Tuesday, October 12, 2010
Ten on Tuesday, October 12
- I made sweet potato soup/peanut soup last week. It's amazingly delicious. I added a bit too much chipotle, but all fiery flavor aside, I like it. And as co-worker Lisa continually tells me, spicy food revs the metabolism.
- This running thing is really messing with me, in a good way. I am sleeping like a baby (minus the crying and peeing the bed part) and feeling pretty strong.
- That in no way should be interpreted to mean that running is getting easier. There is a reason why I've never been a runner. Two reasons, actually. 1) It's hard. 2) I'm not very good at it. But I keep trying, keep practicing, keep moving forward. I do worry about my knee, but I am as careful as I can be. Besides, the more weight that comes off - and it comes off faster when I'm running - the happier my knee will be.
- Sometimes, it's easy to feel sad and wish that I had someone else's life. Or more of my own life. This weekend, I experienced a computer glitch and just about had a meltdown. It irritates me to no end that I can't just go out and buy a new computer, because the budget can't handle it. It sucks that, at my age, there are so many things that I still have to save for. And then, I think about all the people I love, and I feel like George Bailey - the richest man in town. Except I'm not a man. But then you knew that already. I hope.
- I am not dressing up for Halloween this year. I'm just not inspired to create a costume. I guess after last year's snake fiasco, taking a year off won't be a bad thing.
- After my run/walk last weekend, I've had to accept the fact that there is a significant chance I won't be running the Hot Chocolate 5K on November 6. I will be completing it, I just may have trouble running the entire thing. See #3 above for clarification; I am not good at running. (I'm at about a 16.66 minute mile for running/walking. Yeah, I'm a pro.) It's a little depressing, and then I remember that the original goal was to run a 5K in the spring. This is fall. I'm already ahead of myself!
- Balance. Right now, I'm feeling like my life is in balance more than it ever has been. I find it no coincidence that this is also the longest I have gone in my entire adult life without a significant other. I am the sort of person who gives too much of herself to a relationship, and loses too much of herself in the process. So here I am, enjoying this amazing balance between friends and family, work, health and solitude. Should there ever be another significant other (hey, miracles happen!) I'm sure I will handle it differently. Because this balance thing feels pretty damn good.
- Along with balance, I'm loving the variety I have in my life right now. When it comes to working out, I have running, dancing, weight lifting, cycling and ellipticalling - well, what else do you call using the elliptical trainer? At mealtime, I have an awesome variety because my friend Lisa and I are sharing lunchtime preparation - I never know what I'll be having. And I'm also spending time with a lot of different people. It's nice to have such a range to choose from.

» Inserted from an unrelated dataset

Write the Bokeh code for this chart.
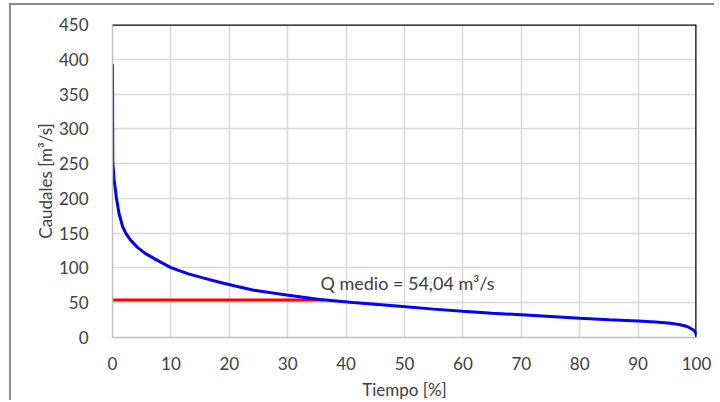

- I really wish they'd learn how to regulate the temperature in my office.
- Can you believe it's the middle of October? This year has flown by, and doesn't show any signs of slowing down. It seems like only yesterday we turned the calendar ... where did the time go?

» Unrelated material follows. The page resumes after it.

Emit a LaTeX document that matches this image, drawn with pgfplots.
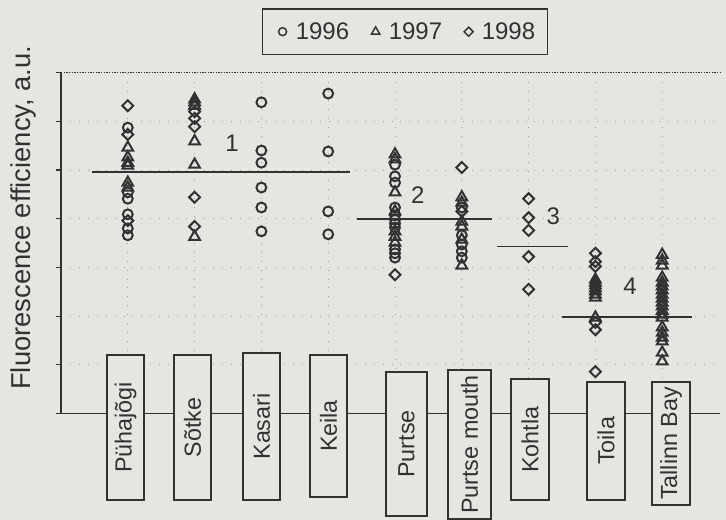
\documentclass[border=0pt]{standalone}
\usepackage{fontspec}
\setmainfont{Liberation Sans}
\usepackage{pgfplots}
\pgfplotsset{compat=1.18}
\definecolor{bg}{RGB}{229,229,226}
\definecolor{ink}{RGB}{50,50,50}
\begin{document}
\begin{tikzpicture}
\begin{scope}[shift={(-45.75pt,310.125pt)},x=0.75pt,y=-0.75pt]
\path[use as bounding box] (0,0) rectangle (726,520);
\fill[bg] (0,0) rectangle (726,520);
\end{scope}
\begin{axis}[
  at={(0,0)}, anchor=south west,
  scale only axis, width=494.25pt, height=255.675pt,
  xmin=0, xmax=9.865, ymin=0, ymax=7,
  clip=false,
  axis line style={draw=none},
  xtick={1,...,9}, xticklabels={}, xtick style={draw=none},
  ytick={0,...,7}, yticklabels={}, ytick pos=left,
  tick align=outside, major tick length=3.5pt,
  ytick style={draw=ink, line width=0.8pt},
  xmajorgrids, ymajorgrids,
  major grid style={draw=gray!75, line width=0.7pt, dash pattern=on 0.7pt off 6pt},
  ylabel={Fluorescence efficiency, a.u.},
  ylabel style={font=\fontsize{20.5}{24}\selectfont, text=ink, at={(axis description cs:-0.047,0.574)}, anchor=base},
  legend columns=3,
  legend style={at={(0.522,1.12)}, anchor=center, draw=ink, line width=1pt, fill=bg,
    font=\fontsize{18}{21}\selectfont, text=ink, inner xsep=7pt, inner ysep=8pt,
    /tikz/every even column/.append style={column sep=10pt}},
]
\draw[ink, line width=1.2pt] (rel axis cs:0,0) -- (rel axis cs:0,1);
\draw[ink, line width=1pt, densely dotted] (rel axis cs:0,1) -- (rel axis cs:1,1);
\draw[ink, line width=0.8pt] (rel axis cs:0,0) -- (rel axis cs:1,0);

\addplot[only marks, mark=o, mark size=3.7pt, ink, line width=1.5pt,
  legend image code/.code={\path (0cm,0cm) (0.5cm,0cm); \draw[ink, line width=1.1pt, mark=o, mark size=3pt] plot coordinates {(0.25cm,0cm)};}]
coordinates {
(1,5.87)(1,4.54)(1,4.41)(1,4.09)(1,3.80)(1,3.66)
(3,6.39)(3,5.40)(3,5.15)(3,4.64)(3,4.23)(3,3.74)
(4,6.57)(4,5.38)(4,4.15)(4,3.68)
(5,5.11)(5,4.87)(5,4.74)(5,4.23)(5,4.07)(5,3.98)(5,3.90)(5,3.82)(5,3.37)(5,3.29)(5,3.20)
(6,4.23)(6,3.66)(6,3.47)(6,3.33)(6,3.20)
};
\addlegendentry{1996}
\addplot[only marks, mark=triangle, mark size=4.6pt, ink, line width=1.5pt,
  legend image code/.code={\path (0cm,0cm) (0.5cm,0cm); \draw[ink, line width=1.1pt, mark=triangle, mark size=3.6pt] plot coordinates {(0.25cm,0cm)};}]
coordinates {
(1,5.46)(1,5.26)(1,5.15)(1,5.09)(1,4.74)(1,4.64)
(2,6.45)(2,6.39)(2,6.32)(2,5.59)(2,5.11)(2,3.63)
(5,5.32)(5,5.22)(5,4.54)(5,4.15)(5,3.74)(5,3.63)(5,3.51)
(6,4.44)(6,4.33)(6,3.94)(6,3.84)(6,3.57)(6,3.04)
(8,2.75)(8,2.69)(8,2.63)(8,2.57)(8,2.51)(8,2.44)(8,2.38)(8,1.97)
(9,3.26)(9,3.14)(9,3.04)(9,2.79)(9,2.69)(9,2.61)(9,2.53)(9,2.44)(9,2.36)(9,2.28)
(9,2.20)(9,2.11)(9,2.03)(9,1.97)(9,1.77)(9,1.66)(9,1.56)(9,1.48)(9,1.25)(9,1.07)
};
\addlegendentry{1997}
\addplot[only marks, mark=square, mark options={rotate=45}, mark size=2.9pt, ink, line width=1.5pt,
  legend image code/.code={\path (0cm,0cm) (0.5cm,0cm); \draw[ink, line width=1.1pt, mark=square, mark options={rotate=45}, mark size=2.4pt] plot coordinates {(0.25cm,0cm)};}]
coordinates {
(1,6.32)(1,5.73)(1,3.96)
(2,6.20)(2,6.06)(2,5.89)(2,4.44)(2,3.84)
(5,2.85)
(6,5.05)(6,4.15)
(7,4.41)(7,4.02)(7,3.76)(7,3.22)(7,2.55)
(8,3.29)(8,3.12)(8,3.02)(8,1.87)(8,1.72)(8,0.86)
};
\addlegendentry{1998}

\addplot[ink, line width=1.4pt, no marks, forget plot] coordinates {(0.46,4.96)(4.33,4.96)};
\addplot[ink, line width=1.4pt, no marks, forget plot] coordinates {(4.43,3.99)(6.45,3.99)};
\addplot[ink, line width=1.4pt, no marks, forget plot] coordinates {(6.53,3.43)(7.59,3.43)};
\addplot[ink, line width=1.4pt, no marks, forget plot] coordinates {(7.50,1.98)(9.45,1.98)};

\node[font=\fontsize{18}{21}\selectfont, text=ink] at (axis cs:2.56,5.55) {1};
\node[font=\fontsize{18}{21}\selectfont, text=ink] at (axis cs:5.34,4.49) {2};
\node[font=\fontsize{18}{21}\selectfont, text=ink] at (axis cs:7.37,4.06) {3};
\node[font=\fontsize{18}{21}\selectfont, text=ink] at (axis cs:8.52,2.62) {4};
\end{axis}
\begin{scope}[shift={(-45.75pt,310.125pt)},x=0.75pt,y=-0.75pt]
\foreach \l/\r/\t/\b/\name in {
  107/144/355/500/Pühajõgi,
  174/211/355/500/Sõtke,
  243/280/353/500/Kasari,
  310/347/355/497/Keila,
  386/427/372/516/Purtse,
  448/491/370/519/Purtse mouth,
  511/549/379/500/Kohtla,
  587/625/382/500/Toila,
  652/690/382/505/Tallinn Bay}{
  \filldraw[fill=bg, draw=ink, line width=1pt] (\l,\t) rectangle (\r,\b);
  \node[rotate=90, font=\fontsize{17.5}{20}\selectfont, text=ink] at ({(\l+\r)/2},{(\t+\b)/2}) {\name};
}
\end{scope}
\end{tikzpicture}
\end{document}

Wednesday, October 6, 2010
Ten on Wednesday
- My friend Kathleen turns 40 today. I have known her since 1989, when we did Godspell together at Aurora University. I like that I have known her more than half of her life. Anyway, the birthday party was last Sunday in Aurora, and so - of course - I went. It was wonderful. Delicious nachos (only a few), monstrous margaritas (I ordered one and drank only about a quarter of it; any more and I would've been sleeping in the booth!) and wonderful company. But the best surprise was seeing Little Jane - my friend Tracy, who played Little Jane in Three Postcards back in 1991. It was a night to catch up, share a little sorrow (we're both half-orphans, and her loss is still fresh) and surround ourselves with love. It was Kathleen's party, but I feel like I got the present.
- I ran on Sunday. I'm running again tonight. I'm determined; as long as my knee holds out, the thumping in my chest and the gasping for air will get better. Right?

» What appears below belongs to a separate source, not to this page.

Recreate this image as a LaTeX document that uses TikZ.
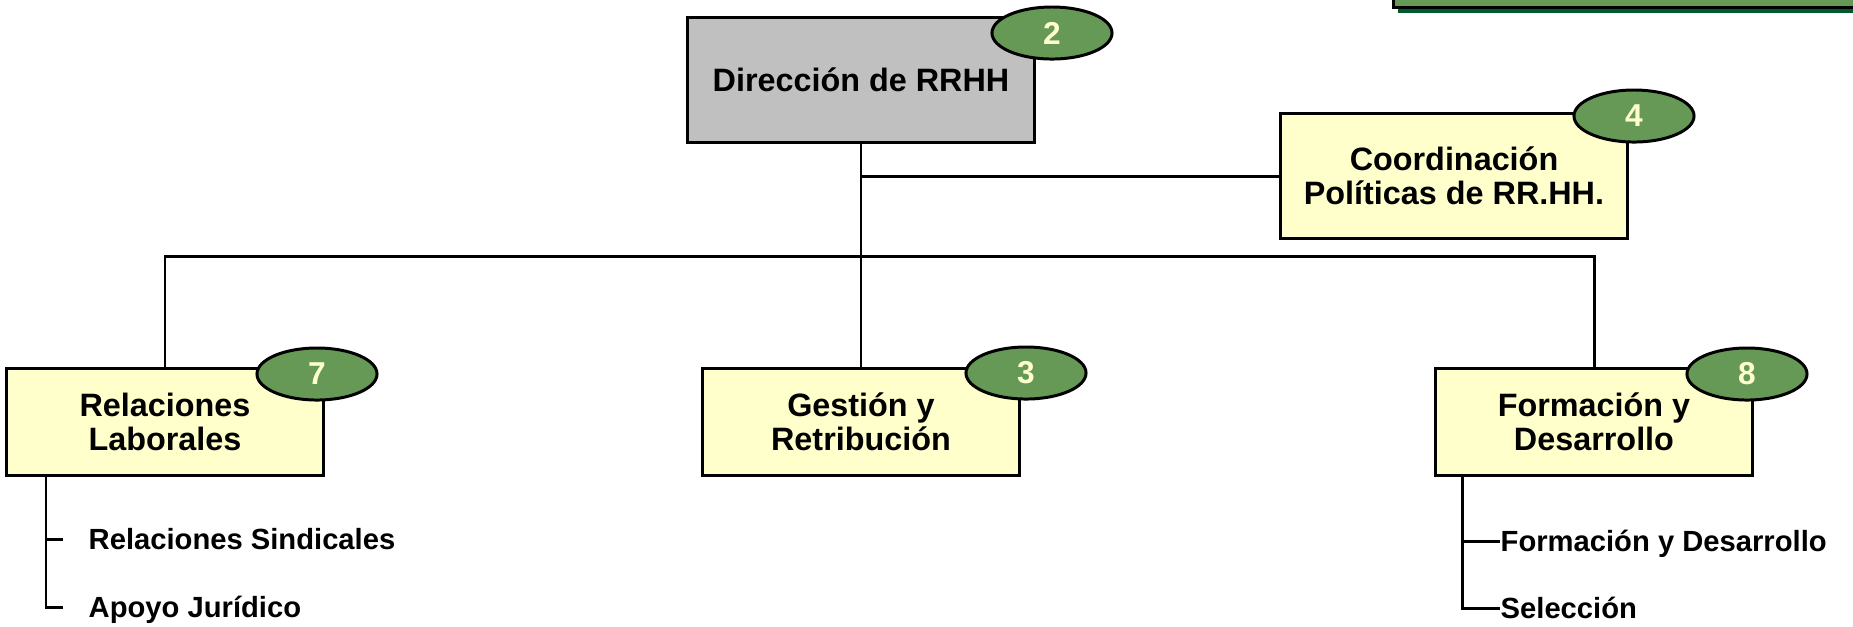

- My house is a mess. So tonight there are three things on the to-do list: Make soup, run and clean. Doesn't that sound like fun?
- I don't know if it's the weather or what, but lately I've been waking up with headaches. Coffee seems to help a little, but what I really want is another couple hours of sleep. Maybe this weekend?
- Probably not. I'm spending this weekend scrapbooking with Diane. I paid my admission to the Sweet Scrappin' Escape weekend with the money Dad gave me for my birthday, and Diane (as incredible sweet as can be) sprung for the hotel room. So it's just us and our scrappy goodness. I guess I'd better pull my supplies together and decide which album to work on, huh?
- Back to Kathleen's party ... sorry, there were a few nice things that were said to me that I just have to get on record. First of all, when Sherry walked in, she told me I was melting away! YAY! Sometimes it's nice to be around people you don't see all that often; they notice when you change. Then her husband, Jack, was re-introducing me to their son, Jackson, whom I haven't seen since he was a child. (He is now in college.) Anyway, he says, "You remember Margaret. She's precious, and everybody loves her." So there you go - don't forget it.
- My calendar is rapidly filling up; it's like October is already gone! This weekend, I have the scrapbook "retreat"; next weekend, I have a lunch date with Emily; the weekend after that is Homecoming at EIU, and I'm going. (Ish-Bro Chunk and his girlfriend Erin have graciously invited me to stay with them; blast!) Then the weekend after that is Halloween, which means Ken and Melissa's party (where I'll spend the evening playing with Simon), Hafla-Ween with Teri and other assorted bellydancers, and hanging out on Halloween with Rebekah and her kids. That's it; that's October. And then we get in to November, which kicks off with the Hot Chocolate Run on November 6, followed by my sister Kathie's birthday bash that same evening. Where does the time go when I'm not looking, hmmm? (For the record, I am so not complaining. While I enjoy having a bit of free time, I also love the feeling of being with my many and varied, wonderful friends.)
- Sometimes, when I get home from the gym, I take a bath and put on cashmere pants. Thanks, Rebekah.
- Soon, Starbucks will begin serving peppermint mochas again, and I'm going to have to find a way to work them into my calorie budget. I love them. They taste like Christmas to me.
- Did you know that my birthday is the official start of the holiday season? This was decided during a conversation with Brienne at the office, when I was explaining that September is my birthday month. "Why not just take it all the way to Thanksgiving?" she said. I like the way she thinks.